MRSA is a superbug: caution advised.

Dr. Christopher J. Harrison might be a bit too casual in his outlook regarding methicillin-resistant Staphylococcus aureus ("In Fight Against MRSA, Panic Is Not a Practical Tool," Guest Editorial, January 2008, p. 14).

First, the two most disturbing aspects of MRSA are its resistance to many (and sometimes all) of the standard antibiotics and its production of molecules which puncture and injure the immune cells trying to contain the infection. Regarding the second point, Michael Otto, Ph.D., of the National Institute of Allergy and Infectious Diseases, has shown that community-associated MRSA (CA-MRSA) has a considerable amount of phenol-soluble modulin. This complex destroys neutrophils by forming pores on these white blood cells, greatly contributing to the organism's deadly potential. Although Dr. Harrison hates the terminology, this trait of MRSA does make it a "superbug" with "flesh-eating" potential.

Secondly, although many of the pharmaceutical giants are able to develop new antibiotics for these new strains of bacteria, costs are inhibitory. In 2000, a report in the Journal of Health Economics indicated a cost of more than $800 million to develop (and get approval for) a novel drug with a new molecular structure. That figure has been revised, to adjust for inflation, to $1.3 billion.

One must also add the probable legal costs, given the penchant by lawyers to initiate lawsuits, especially when dealing with virulent organisms.

As the government pays more of the cost for pharmaceuticals, including innovative drugs, this issue of development of new antibiotics is woven into many aspects of health care policy. As with most national health issues, there is not a quick solution to CA-MRSA.

Craig G. Burkhart, M.D.

Sylvania, Ohio

Dr. Harrison replies:

I thank Dr. Burkhart for his comments, and I would stress that my outlook toward MRSA is not casual. CA-MRSA has become an increasing problem in the office, clinic, and hospital.

A recent report defines a USA300 lineage for most isolates of this strain of CAMRSA that seems to have appeared approximately 10 years ago. It has acquired multiple antibiotic resistance genes and multiple virulence genes. My guest editorial mentioned some such factors: "Most S. aureus can 'eat flesh" using coagulase and other enzymes." Dr. Burkhart points out that phenol-soluble modulin (PSM) was reported by Dr. Otto's group to be a candidate factor for increased virulence, suggesting it to be more important than Panton-Valentine leukocidin (PVL).
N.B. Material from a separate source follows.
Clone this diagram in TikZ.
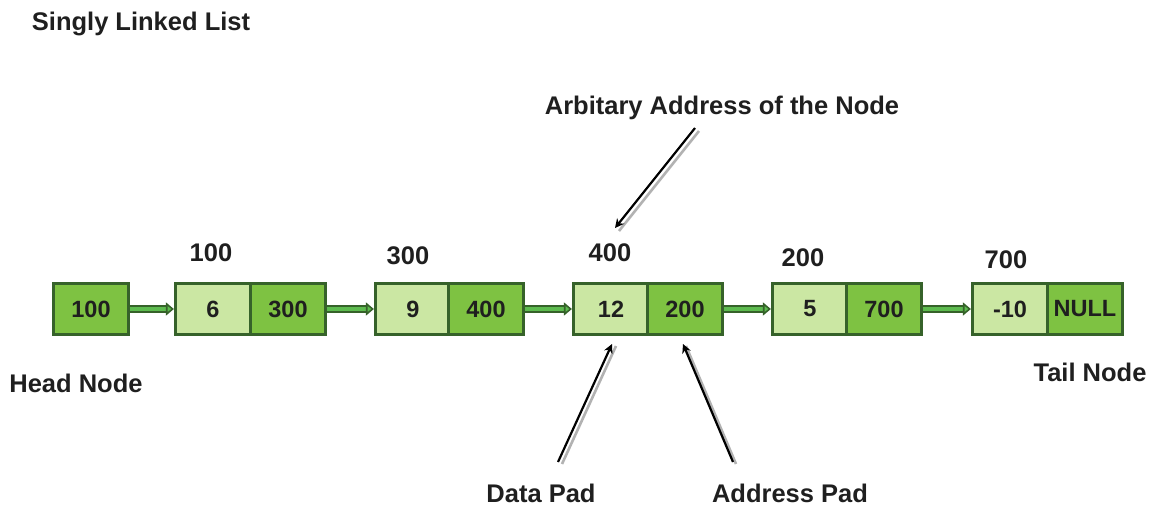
\documentclass[tikz,border=0pt]{standalone}
\usepackage{fontspec}
\setmainfont{Liberation Sans}
\usetikzlibrary{arrows.meta}
\definecolor{cdark}{HTML}{7EC242}
\definecolor{clight}{HTML}{CBE7A3}
\definecolor{cedge}{HTML}{36622A}
\definecolor{carrow}{HTML}{5DBB4F}
\tikzset{
  cell/.style={draw=cedge, line width=2.2pt, minimum width=75pt, minimum height=51pt,
    inner sep=0pt, font=\fontsize{23.5}{27}\selectfont\bfseries, text=black!88},
  dcell/.style={cell, fill=clight},
  acell/.style={cell, fill=cdark},
  lbl/.style={font=\fontsize{25.5}{29}\selectfont\bfseries, text=black!88, inner sep=0pt},
  link/.style={draw=cedge, line width=1.6pt, double=carrow, double distance=4pt,
    -{Triangle[length=8pt, width=13pt, fill=carrow]}, shorten >=0.5pt},
  pointer/.style={draw=black, line width=2.2pt, -{Stealth[length=9pt, width=9pt]}},
  shade/.style={draw=black!30, line width=2.6pt}
}
\begin{document}
\begin{tikzpicture}[x=1pt, y=-1pt]
\useasboundingbox (0,0) rectangle (1172,506);
% cells
\node[acell] (h) at (91,309) {100};
\node[dcell] (n1d) at (213,309) {6};
\node[acell] (n1a) at (288,309) {300};
\node[dcell] (n2d) at (413,309) {9};
\node[acell] (n2a) at (486,309) {400};
\node[dcell] (n3d) at (611,309) {12};
\node[acell] (n3a) at (685,309) {200};
\node[dcell] (n4d) at (810,309) {5};
\node[acell] (n4a) at (884,309) {700};
\node[dcell] (n5d) at (1010,309) {-10};
\node[acell] (n5a) at (1085,309) {NULL};
% links
\draw[link] (h.east) -- (n1d.west);
\draw[link] (n1a.east) -- (n2d.west);
\draw[link] (n2a.east) -- (n3d.west);
\draw[link] (n3a.east) -- (n4d.west);
\draw[link] (n4a.east) -- (n5d.west);
% address labels
\node[lbl] (a1) at (211,253) {100};
\node[lbl] (a2) at (408,256) {300};
\node[lbl] (a3) at (610,253) {400};
\node[lbl] (a4) at (803,258) {200};
\node[lbl] (a5) at (1006,260) {700};
% titles
\node[lbl] (title) at (141,24) {Singly Linked List};
\node[lbl] (head) at (76,383) {Head Node};
\node[lbl] (tail) at (1090,372) {Tail Node};
\node[lbl] (arb) at (722,108) {Arbitary Address of the Node};
\node[lbl, anchor=base] (dp) at (541,502) {Data Pad};
\node[lbl, anchor=base] (ap) at (790,502) {Address Pad};
% pointer ends
\coordinate (arbS) at (695,128);
\coordinate (arbE) at (615,228);
\coordinate (dpS) at (558,462);
\coordinate (dpE) at (612,344);
\coordinate (apS) at (733,462);
\coordinate (apE) at (683,344);
% shadows
\draw[shade] ([shift={(4,3)}]arbS) -- ([shift={(4,3)}]arbE);
\draw[shade] ([shift={(4,2)}]dpS) -- ([shift={(4,2)}]dpE);
\draw[shade] ([shift={(3,2)}]apS) -- ([shift={(3,2)}]apE);
% pointers
\draw[pointer] (arbS) -- (arbE);
\draw[pointer] (dpS) -- (dpE);
\draw[pointer] (apS) -- (apE);
\end{tikzpicture}
\end{document}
However, Dr. Otto himself, commenting on the same report, did not claim that that PSM was the single virulence gene that determines the outcome of community-acquired MRSA infections.

PSM is a pleiotropic factor with multiple effects. It has long been noted to be a factor in producing biofilm associated with Staphylococcus epidermidis, not a highly virulent or aggressive pathogen. Biofilm, however, reduces penetration of even effective antibiotics and provides an environment that allows staphylococci of any species to adhere well to foreign bodies or even to human tissue. When a pathogen combines PSM with antibiotic resistance and other virulence factors, it can be more difficult to treat, particularly late in invasive disease. So PSM's major impact may not relate only to the injury of the immune cells trying to contain the infection, as noted by Dr. Burkhart, but to other effects and their interaction with more than a dozen factors or enzymes which have accumulated in this MRSA strain. These include some that most clinicians may recognize, such as staphylococcus protein A (a super antigen), leukocidins, and coagulase itself. Most of these same virulence factors also occur in methicillin-susceptible S. aureus.
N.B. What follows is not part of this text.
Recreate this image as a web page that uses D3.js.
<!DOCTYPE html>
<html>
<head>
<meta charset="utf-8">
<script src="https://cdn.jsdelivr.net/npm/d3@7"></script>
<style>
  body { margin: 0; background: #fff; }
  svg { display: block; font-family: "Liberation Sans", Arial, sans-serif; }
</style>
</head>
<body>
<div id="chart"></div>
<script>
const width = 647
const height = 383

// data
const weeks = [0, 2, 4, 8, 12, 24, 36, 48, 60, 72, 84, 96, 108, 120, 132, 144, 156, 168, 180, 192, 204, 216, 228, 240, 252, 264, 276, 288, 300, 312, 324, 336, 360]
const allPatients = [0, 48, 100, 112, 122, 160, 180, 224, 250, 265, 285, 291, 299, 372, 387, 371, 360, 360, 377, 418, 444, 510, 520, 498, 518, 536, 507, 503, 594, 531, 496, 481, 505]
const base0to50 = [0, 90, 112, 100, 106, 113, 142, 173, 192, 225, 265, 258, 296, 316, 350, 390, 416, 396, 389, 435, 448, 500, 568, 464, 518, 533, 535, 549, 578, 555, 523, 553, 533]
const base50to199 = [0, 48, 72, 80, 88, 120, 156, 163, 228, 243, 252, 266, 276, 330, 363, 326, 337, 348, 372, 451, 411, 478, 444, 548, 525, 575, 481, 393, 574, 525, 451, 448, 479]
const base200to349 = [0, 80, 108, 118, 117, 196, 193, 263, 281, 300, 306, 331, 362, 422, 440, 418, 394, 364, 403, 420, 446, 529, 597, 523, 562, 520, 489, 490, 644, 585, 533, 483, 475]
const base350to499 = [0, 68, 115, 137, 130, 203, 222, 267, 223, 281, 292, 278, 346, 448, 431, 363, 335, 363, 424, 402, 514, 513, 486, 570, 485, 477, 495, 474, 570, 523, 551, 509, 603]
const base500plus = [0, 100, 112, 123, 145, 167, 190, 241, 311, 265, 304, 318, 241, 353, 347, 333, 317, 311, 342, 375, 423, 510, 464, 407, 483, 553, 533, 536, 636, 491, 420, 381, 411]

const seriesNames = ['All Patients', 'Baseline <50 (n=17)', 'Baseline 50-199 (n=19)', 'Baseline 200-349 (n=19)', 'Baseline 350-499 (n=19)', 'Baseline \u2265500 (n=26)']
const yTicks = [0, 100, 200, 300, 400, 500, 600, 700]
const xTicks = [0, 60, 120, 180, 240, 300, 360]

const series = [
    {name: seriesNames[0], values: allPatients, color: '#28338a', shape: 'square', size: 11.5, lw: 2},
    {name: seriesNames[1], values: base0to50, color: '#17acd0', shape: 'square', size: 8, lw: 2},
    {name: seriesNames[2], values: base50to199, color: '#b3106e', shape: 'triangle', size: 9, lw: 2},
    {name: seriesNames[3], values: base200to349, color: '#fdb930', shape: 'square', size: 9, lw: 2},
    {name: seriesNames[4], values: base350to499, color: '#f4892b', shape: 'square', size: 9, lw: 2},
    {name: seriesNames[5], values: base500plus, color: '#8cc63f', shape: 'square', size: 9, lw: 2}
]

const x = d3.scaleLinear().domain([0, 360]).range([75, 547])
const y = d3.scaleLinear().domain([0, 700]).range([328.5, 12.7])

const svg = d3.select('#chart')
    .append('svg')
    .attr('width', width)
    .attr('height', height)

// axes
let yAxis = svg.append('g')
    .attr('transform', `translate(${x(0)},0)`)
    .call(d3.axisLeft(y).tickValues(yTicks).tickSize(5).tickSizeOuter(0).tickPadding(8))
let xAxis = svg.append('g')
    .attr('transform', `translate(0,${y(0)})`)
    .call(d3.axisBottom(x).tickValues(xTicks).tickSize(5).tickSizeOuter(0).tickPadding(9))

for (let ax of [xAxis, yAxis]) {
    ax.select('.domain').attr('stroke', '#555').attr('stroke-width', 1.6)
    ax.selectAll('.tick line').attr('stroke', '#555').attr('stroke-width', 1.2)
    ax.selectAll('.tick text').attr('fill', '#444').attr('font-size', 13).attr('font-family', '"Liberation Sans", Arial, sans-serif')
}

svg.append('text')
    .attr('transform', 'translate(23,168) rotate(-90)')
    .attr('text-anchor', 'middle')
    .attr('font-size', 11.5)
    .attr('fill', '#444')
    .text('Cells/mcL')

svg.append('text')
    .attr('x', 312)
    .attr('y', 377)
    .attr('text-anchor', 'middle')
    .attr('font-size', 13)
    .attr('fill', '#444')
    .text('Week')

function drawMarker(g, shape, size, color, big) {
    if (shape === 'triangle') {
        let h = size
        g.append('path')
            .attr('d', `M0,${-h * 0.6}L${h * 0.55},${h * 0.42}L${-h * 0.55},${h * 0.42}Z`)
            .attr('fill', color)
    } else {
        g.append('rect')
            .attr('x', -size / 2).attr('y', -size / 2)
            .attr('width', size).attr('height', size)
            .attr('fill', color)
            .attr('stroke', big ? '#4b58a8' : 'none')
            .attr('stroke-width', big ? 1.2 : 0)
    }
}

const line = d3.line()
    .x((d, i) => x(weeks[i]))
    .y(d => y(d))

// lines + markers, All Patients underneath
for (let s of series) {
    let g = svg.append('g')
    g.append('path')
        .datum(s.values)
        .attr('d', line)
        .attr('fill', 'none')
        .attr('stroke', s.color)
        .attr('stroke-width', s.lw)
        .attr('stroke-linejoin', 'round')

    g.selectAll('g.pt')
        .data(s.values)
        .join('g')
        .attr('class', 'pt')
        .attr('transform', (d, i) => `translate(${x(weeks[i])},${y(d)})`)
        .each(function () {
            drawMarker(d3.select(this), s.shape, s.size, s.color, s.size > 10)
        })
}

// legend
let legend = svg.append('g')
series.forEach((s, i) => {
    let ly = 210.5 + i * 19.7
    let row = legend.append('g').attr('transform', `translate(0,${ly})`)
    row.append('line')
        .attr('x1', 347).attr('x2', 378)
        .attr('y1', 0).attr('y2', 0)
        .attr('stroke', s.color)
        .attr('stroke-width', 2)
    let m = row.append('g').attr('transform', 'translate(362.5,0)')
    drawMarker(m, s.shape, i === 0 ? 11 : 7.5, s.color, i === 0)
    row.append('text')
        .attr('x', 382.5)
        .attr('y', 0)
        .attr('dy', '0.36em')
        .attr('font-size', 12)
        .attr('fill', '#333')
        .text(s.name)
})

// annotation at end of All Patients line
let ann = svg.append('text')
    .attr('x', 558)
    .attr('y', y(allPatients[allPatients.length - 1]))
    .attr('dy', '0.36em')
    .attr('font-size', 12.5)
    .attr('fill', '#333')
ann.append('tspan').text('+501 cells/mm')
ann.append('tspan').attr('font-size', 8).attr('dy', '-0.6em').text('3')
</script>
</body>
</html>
The USA300 CA-MRSA strain owes its potential for severe disease to a constellation of factors together with a universal resistance to current beta-lactams, macrolides, an increasing resistance to quinolones, and occasional although potentially increasing resistance to clindamycin. This combination can, in selected hosts or with delayed/inadequate therapy, lead to serious outcomes. However, the overwhelming majority of CAMRSA infections are mild and can be treated on an outpatient basis with trimethoprim-sulfamethoxazole or dindamycin. Most CA-MRSA strains are also susceptible to doxycycline and rifampin. Almost all are susceptible to linezolid and all have been susceptible to vancomycin.

We still need to be vigilant in detecting CA-MRSA in our patients and treat it appropriately before it produces severe outcomes. Our other role is to provide practical advice on measures to attempt prevention. Adding to the panic or recommending excessive interventions will not be useful.